Posted on 24th May 2021 by Mark Skinner

Several years in the writing, Paris Lees' audaciously constructed memoir of a youth spent in a dead-end East Midlands town is a literary triumph. In this piece, Paris explains how crucial books were to her as she was growing up - and how, despite the lure of Netflix and other distractions, they continue to be now.

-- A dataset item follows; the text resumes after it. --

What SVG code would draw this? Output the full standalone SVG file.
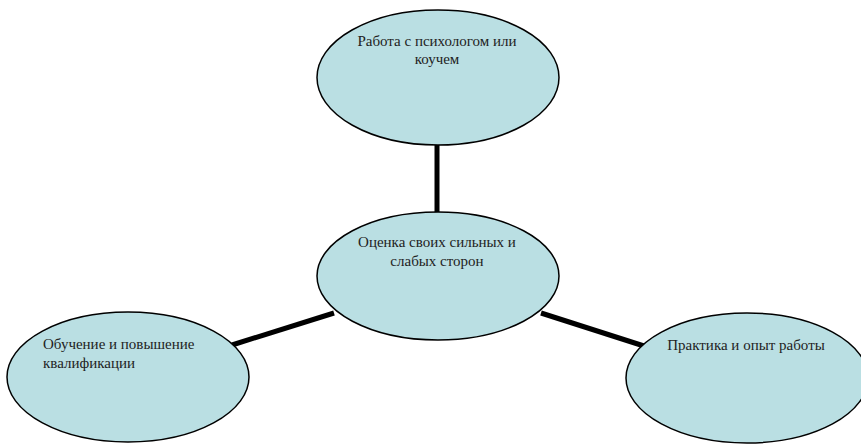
<svg xmlns="http://www.w3.org/2000/svg" width="861" height="445" viewBox="0 0 861 445">
<style>
.node ellipse{fill:#badfe3;stroke:#000;stroke-width:1.5}
.node text{font-family:"Liberation Serif","Times New Roman",serif;font-size:15px;fill:#222}
.c{text-anchor:middle}
#connectors line{stroke:#000;stroke-width:5;stroke-linecap:butt}
</style>
<rect width="861" height="445" fill="#fff"/>
<g id="connectors">
<line x1="437" y1="144" x2="437" y2="214"/>
<line x1="232" y1="345" x2="334" y2="313"/>
<line x1="541" y1="313" x2="644" y2="346"/>
</g>
<g id="node-top" class="node">
<ellipse cx="438" cy="77.5" rx="121" ry="67.5"/>
<text class="c" x="437" y="46">Работа с психологом или</text>
<text class="c" x="437" y="64">коучем</text>
</g>
<g id="node-center" class="node">
<ellipse cx="438" cy="276" rx="121" ry="64"/>
<text class="c" x="437" y="247">Оценка своих сильных и</text>
<text class="c" x="437" y="266">слабых сторон</text>
</g>
<g id="node-left" class="node">
<ellipse cx="128" cy="377" rx="121" ry="65"/>
<text x="43" y="349">Обучение и повышение</text>
<text x="43" y="368">квалификации</text>
</g>
<g id="node-right" class="node">
<ellipse cx="747" cy="378" rx="121" ry="65"/>
<text class="c" x="746" y="350">Практика и опыт работы</text>
</g>
</svg>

Author Image © Danny Baldwin   



I would walk to school with a book in my hand: Sherlock Holmes, Charlotte’s Web, something from my mum’s collection of Fay Weldon and Ruth Rendell. I read Roald Dahl’s The Witches this way, in a day, a story my father still loves telling. He was always shouting for me to turn the lights out, as I’d stay up reading and emerge for breakfast bloodshot after nights spent in Narnia, Zelda and other imaginary lands. Bullied at school for ‘talking like a poof’, I was suspicious of anything that everyone else was obsessed with, so I’m perhaps the only Millennial who hasn’t read Harry Potter. But I read everything else I could get my hands on. And when there were no books around, it being the days before Wikipedia and social media, I would read the dictionary. A packet of cereal. Anything. 

I was desperate to escape. 

Reading was my only access to culture on a council estate in the noughties and, along with television, my only respite from reality. I was deeply unhappy, bullied mercilessly, and miserable at home. On the outside, I projected someone tough, funny, unbothered. But inside, I retreated further into my own head, obsessing over the past, the future, and worlds that other people had painted with words. Anywhere but the present. Anywhere but my hometown.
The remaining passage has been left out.